When evaluating private lenders, consider the following:
- Ensure the lender is licensed
- Check their track record and client reviews
- Compare terms, rates, and fees across providers
- Verify the presence of a compliance officer, as required by law
"Graysbrook Capital Ltd bring a common sense lending approach to all submissions, provide adequate security, a realistic exit strategy and an ability to service the mortgage and the deal gets done."
– Nicholas Hamblin, Broker/Owner, Ideal Mortgage [15]
For multi-unit property investments, private lenders often assess factors such as the borrower’s equity in the property, the clarity of the exit strategy (whether through a sale or refinancing), the property’s cash flow potential, and its location. Consulting a licensed mortgage broker can help ensure your project meets these criteria and adheres to Nova Scotia's Mortgage Regulation Act [16].
Mixed Financing Methods
Building a Mixed Finance Plan
Combining multiple financing methods is a strategy often used by Nova Scotia real estate investors to balance returns and reduce risk. For example, a commercial mortgage might cover about 75% of a property's value, while private loans, REITs, and crowdfunding can help bridge the remaining gap. Helio Urban Development applies this approach for its duplex projects, aiming to maximize returns while managing risk effectively.
Tax Effects and Planning
Each financing method comes with its own tax implications, so careful planning is crucial. The tax treatment varies depending on the type of income generated. To stay on top of this, keep income streams separate and consult a tax expert to take advantage of provincial incentives and handle liabilities efficiently.

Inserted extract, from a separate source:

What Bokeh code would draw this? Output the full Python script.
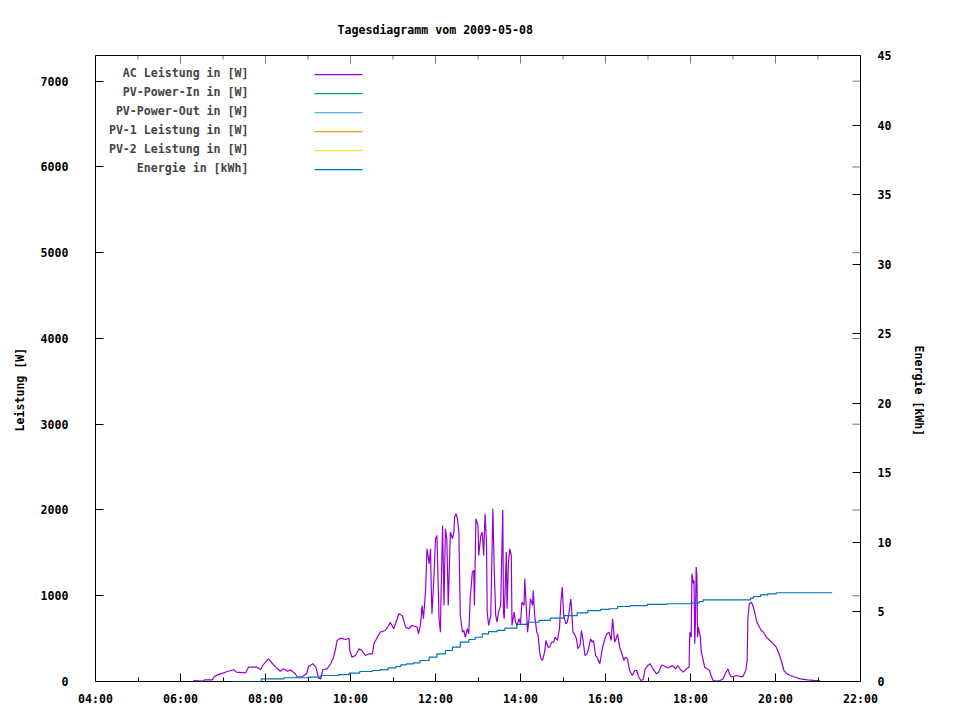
from bokeh.plotting import figure
from bokeh.models import Range1d, LinearAxis, FixedTicker, Label, BoxAnnotation, Title
from bokeh.embed import file_html
from bokeh.resources import INLINE

title_text = "Tagesdiagramm vom 2009-05-08"
ylabel_text = "Leistung [W]"
y2label_text = "Energie [kWh]"

x_tick_minutes = [240, 360, 480, 600, 720, 840, 960, 1080, 1200, 1320]
x_tick_labels = ["04:00", "06:00", "08:00", "10:00", "12:00", "14:00", "16:00", "18:00", "20:00", "22:00"]
x_minor_minutes = [300, 420, 540, 660, 780, 900, 1020, 1140, 1260]
y_ticks = [0, 1000, 2000, 3000, 4000, 5000, 6000, 7000]
y2_ticks = [0, 5, 10, 15, 20, 25, 30, 35, 40, 45]

series_names = ["AC Leistung in [W]", "PV-Power-In in [W]", "PV-Power-Out in [W]",
                "PV-1 Leistung in [W]", "PV-2 Leistung in [W]", "Energie in [kWh]"]
series_colors = ["#9400D3", "#009E73", "#56B4E9", "#E69F00", "#F0E442", "#0072B2"]

# AC power (minutes since midnight, W)
ac_minutes = [378, 392, 394, 405, 407, 412, 421, 426, 435, 439, 452, 456, 468, 473, 477, 484, 490, 497, 501, 505,
              511, 515, 522, 525, 532, 538, 541, 547, 551, 555, 558, 561, 567, 572, 576, 579, 581, 586, 593, 598,
              599, 602, 607, 612, 616, 621, 626, 631, 633, 638, 642, 649, 654, 656, 661, 666, 668, 673, 678, 682,
              687, 694, 696, 699, 701, 703, 706, 708, 711, 713, 714, 715, 718, 720, 722, 725, 727, 728, 730, 732,
              734, 736, 738, 741, 744, 746, 747, 749, 751, 753, 755, 758, 760, 762, 765, 767, 769, 772, 774, 775,
              777, 780, 781, 784, 786, 788, 790, 792, 793, 795, 798, 801, 803, 805, 807, 809, 812, 815, 816, 817,
              820, 821, 823, 825, 827, 828, 831, 833, 835, 838, 840, 842, 845, 846, 848, 850, 852, 854, 857, 858,
              860, 863, 865, 867, 869, 871, 874, 876, 879, 881, 884, 887, 889, 892, 895, 897, 899, 901, 904, 906,
              908, 911, 912, 914, 916, 919, 921, 924, 926, 928, 931, 934, 936, 939, 941, 943, 946, 948, 952, 955,
              959, 962, 965, 968, 970, 973, 975, 977, 980, 984, 986, 988, 991, 994, 998, 1001, 1004, 1007, 1010, 1013,
              1016, 1020, 1023, 1027, 1032, 1035, 1039, 1042, 1046, 1049, 1054, 1059, 1062, 1066, 1070, 1074, 1078, 1079, 1081, 1082,
              1084, 1085, 1086, 1087, 1088, 1089, 1090, 1091, 1094, 1095, 1098, 1100, 1103, 1107, 1109, 1112, 1117, 1122, 1126, 1129,
              1133, 1135, 1137, 1141, 1145, 1150, 1154, 1158, 1160, 1161, 1163, 1166, 1168, 1170, 1173, 1176, 1180, 1183, 1187, 1192,
              1197, 1201, 1205, 1208, 1212, 1216, 1221, 1228, 1235, 1245, 1254, 1263]
ac_watts = [10, 5, 20, 20, 50, 78, 101, 117, 137, 109, 101, 167, 167, 140, 198, 265, 207, 148, 120, 148,
            120, 137, 90, 50, 58, 90, 179, 207, 167, 39, 31, 140, 148, 207, 284, 382, 478, 505, 490, 505,
            362, 284, 303, 382, 362, 303, 323, 323, 440, 517, 575, 595, 653, 692, 615, 732, 790, 770, 634, 615,
            653, 634, 556, 673, 887, 732, 1062, 1548, 1373, 1548, 1082, 790, 1257, 1665, 1703, 732, 575, 1082, 1820, 887,
            1781, 1665, 887, 1742, 1665, 1742, 1917, 1957, 1898, 1742, 770, 575, 595, 517, 615, 556, 965, 1275, 1295, 887,
            1898, 1820, 1470, 1703, 1742, 1470, 1957, 1625, 809, 653, 770, 2015, 1275, 770, 692, 809, 887, 2003, 809, 732,
            1509, 848, 1392, 1548, 1470, 653, 809, 692, 653, 732, 673, 925, 887, 1198, 887, 575, 732, 965, 887, 1062,
            770, 575, 537, 342, 265, 245, 342, 478, 400, 400, 459, 459, 517, 478, 615, 925, 1100, 770, 673, 692,
            770, 965, 867, 575, 556, 498, 382, 420, 595, 498, 303, 323, 382, 498, 459, 478, 303, 284, 207, 362,
            498, 556, 575, 478, 732, 459, 498, 556, 400, 303, 245, 284, 265, 128, 70, 128, 128, 50, 12, 20,
            148, 187, 207, 148, 90, 109, 187, 187, 167, 160, 187, 148, 187, 137, 109, 148, 167, 575, 517, 1257,
            1140, 1178, 440, 712, 1334, 1237, 517, 634, 517, 362, 245, 167, 148, 128, 70, 12, 4, 12, 31, 90,
            148, 90, 58, 58, 70, 58, 58, 128, 245, 732, 907, 925, 887, 828, 712, 653, 595, 575, 517, 478,
            440, 400, 323, 245, 128, 90, 70, 50, 31, 20, 12, 8]

# Energy (minutes since midnight, kWh)
energy_minutes = [432, 474, 506, 541, 558, 583, 598, 613, 631, 642, 653, 664, 671, 679, 689, 698, 711, 722, 734, 744,
                  755, 767, 776, 786, 795, 807, 818, 835, 849, 866, 882, 901, 920, 935, 953, 965, 977, 995, 1019, 1047,
                  1080, 1092, 1098, 1165, 1169, 1179, 1189, 1201, 1280]
energy_kwh = [0.0, 0.19, 0.27, 0.31, 0.43, 0.50, 0.60, 0.72, 0.79, 0.86, 0.98, 1.08, 1.20, 1.27, 1.34, 1.51, 1.75, 1.99, 2.23, 2.47,
              2.83, 3.02, 3.18, 3.43, 3.59, 3.67, 3.83, 4.10, 4.26, 4.39, 4.55, 4.74, 4.94, 5.10, 5.18, 5.23, 5.39, 5.46, 5.54, 5.59,
              5.63, 5.75, 5.87, 5.99, 6.11, 6.23, 6.30, 6.38, 6.38]

FONT = "DejaVu Sans Mono"
FS = "11.6px"

FR_LEFT, FR_RIGHT, FR_TOP, FR_BOTTOM = 95, 860, 55, 681
W, H = 952, 712

p = figure(width=W, height=H, output_backend="svg", toolbar_location=None,
           x_range=Range1d(240, 1320), y_range=Range1d(0, 7300),
           min_border_left=FR_LEFT, min_border_right=W - FR_RIGHT,
           min_border_top=FR_TOP, min_border_bottom=H - FR_BOTTOM)
p.extra_y_ranges = {"energy": Range1d(0, 45)}
p.xgrid.visible = False
p.ygrid.visible = False
p.outline_line_color = "black"
p.outline_line_width = 1
p.outline_line_alpha = 1
p.background_fill_color = "white"
p.border_fill_color = "white"

# title
p.title.text = title_text
p.title.align = "left"
p.title.offset = 242
p.title.standoff = 37
p.title.text_font = FONT
p.title.text_font_style = "bold"
p.title.text_font_size = FS
p.title.text_color = "black"


def style_axis(ax):
    ax.axis_line_color = None
    ax.major_tick_in = 8
    ax.major_tick_out = 0
    ax.minor_tick_in = 4
    ax.minor_tick_out = 0
    ax.major_tick_line_color = "black"
    ax.minor_tick_line_color = "black"
    ax.major_label_text_font = FONT
    ax.major_label_text_font_style = "bold"
    ax.major_label_text_color = "black"
    ax.major_label_text_font_size = FS


xa = p.xaxis[0]
xa.ticker = FixedTicker(ticks=x_tick_minutes, minor_ticks=x_minor_minutes)
xa.major_label_overrides = {m: s for m, s in zip(x_tick_minutes, x_tick_labels)}
style_axis(xa)
xa.major_label_standoff = 10

ya = p.yaxis[0]
ya.ticker = FixedTicker(ticks=y_ticks, minor_ticks=[])
style_axis(ya)
ya.major_label_standoff = 27

y2a = LinearAxis(y_range_name="energy", ticker=FixedTicker(ticks=y2_ticks, minor_ticks=[]))
style_axis(y2a)
y2a.major_label_standoff = 17
p.add_layout(y2a, "right")

# axis titles (placed like gnuplot's ylabel / y2label)
p.add_layout(Title(text=ylabel_text, align="left", offset=250, standoff=21,
                   text_font=FONT, text_font_style="bold", text_font_size=FS,
                   text_color="black"), "left")
p.add_layout(Title(text=y2label_text, align="left", offset=290, standoff=34,
                   text_font=FONT, text_font_style="bold", text_font_size=FS,
                   text_color="black"), "right")

# mirrored ticks on the top and right border (gnuplot style)
for t in x_tick_minutes:
    p.add_layout(BoxAnnotation(left=t, right=t, top=FR_TOP, bottom=FR_TOP + 8,
                               left_units="data", right_units="data",
                               top_units="canvas", bottom_units="canvas",
                               fill_alpha=0, line_color="black", line_width=1))
for t in x_minor_minutes:
    p.add_layout(BoxAnnotation(left=t, right=t, top=FR_TOP, bottom=FR_TOP + 4,
                               left_units="data", right_units="data",
                               top_units="canvas", bottom_units="canvas",
                               fill_alpha=0, line_color="black", line_width=1))
for t in y_ticks:
    p.add_layout(BoxAnnotation(left=FR_RIGHT - 8, right=FR_RIGHT, top=t, bottom=t,
                               left_units="canvas", right_units="canvas",
                               top_units="data", bottom_units="data",
                               fill_alpha=0, line_color="black", line_width=1))

# data
p.line(ac_minutes, ac_watts, line_color=series_colors[0], line_width=1.2)
p.step(energy_minutes, energy_kwh, mode="after", y_range_name="energy",
       line_color=series_colors[5], line_width=1.2)

# legend (text, then line sample), gnuplot style
for i, (name, col) in enumerate(zip(series_names, series_colors)):
    ty = 72 + 19 * i
    p.add_layout(Label(x=248, y=ty, x_units="canvas", y_units="canvas", text=name,
                       text_font=FONT, text_font_style="bold", text_font_size=FS,
                       text_align="right", text_baseline="middle"))
    p.add_layout(BoxAnnotation(left=314, right=362, top=ty + 1.6, bottom=ty + 2.8,
                               left_units="canvas", right_units="canvas",
                               top_units="canvas", bottom_units="canvas",
                               fill_color=col, fill_alpha=1, line_color=None))

open("out.html", "w").write(file_html(p, INLINE))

Investment Timeline Planning
Aligning your funding schedules is key to making the most of a mixed financing strategy. Here's how you can approach different phases:
- Initial Phase: Use long-term commercial mortgages as the foundation, backed by short-term private loans to address immediate expenses.

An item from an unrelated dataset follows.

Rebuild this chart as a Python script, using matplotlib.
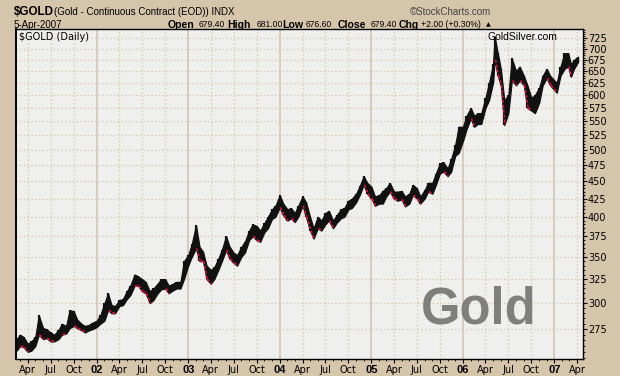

- Growth Phase: Incorporate crowdfunding and REIT income to fund property expansions and new opportunities.
- Exit Strategy: Develop distinct exit plans for each financing source to ensure a smooth transition when the time comes.
"Private mortgages provide a short-term solution for clients to improve their circumstances to transition to a traditional mortgage or to assist with a financing objective that can be satisfied during the term of a private mortgage."
– DV Capital [14]
Stay adaptable and adjust your financing mix based on changing market conditions. Flexibility is key to long-term success.
Conclusion
Advanced financing methods have transformed real estate investing in Nova Scotia. This guide explored how tools like REITs, crowdfunding, and private lending address regional challenges while offering opportunities for portfolio expansion.
Key Insights
The Nova Scotia real estate market is evolving, presenting investors with diverse financing options:
-
REITs for Consistent Returns
REITs distribute at least 90% of taxable income, providing consistent dividends without the need for hands-on property management [17]. -
Crowdfunding for Broader Access
Crowdfunding platforms enable smaller investments in large-scale projects. Successful ventures often maintain a debt coverage ratio of 1.25 [19]. -
Private Lending for Flexible Solutions
Private lending offers quicker approvals and tailored terms, making it a practical choice when traditional financing falls short. -
Balancing Risk and Strategy
Smart investing requires thorough market research, sufficient cash reserves, careful due diligence, and combining different financing strategies effectively.
For multi-family properties, investors can secure up to 85% financing through CMHC-insured programs. Commercial properties, on the other hand, generally qualify for up to 75% of their appraised value [18]. These guidelines help investors strike the right balance between leveraging opportunities and managing risks.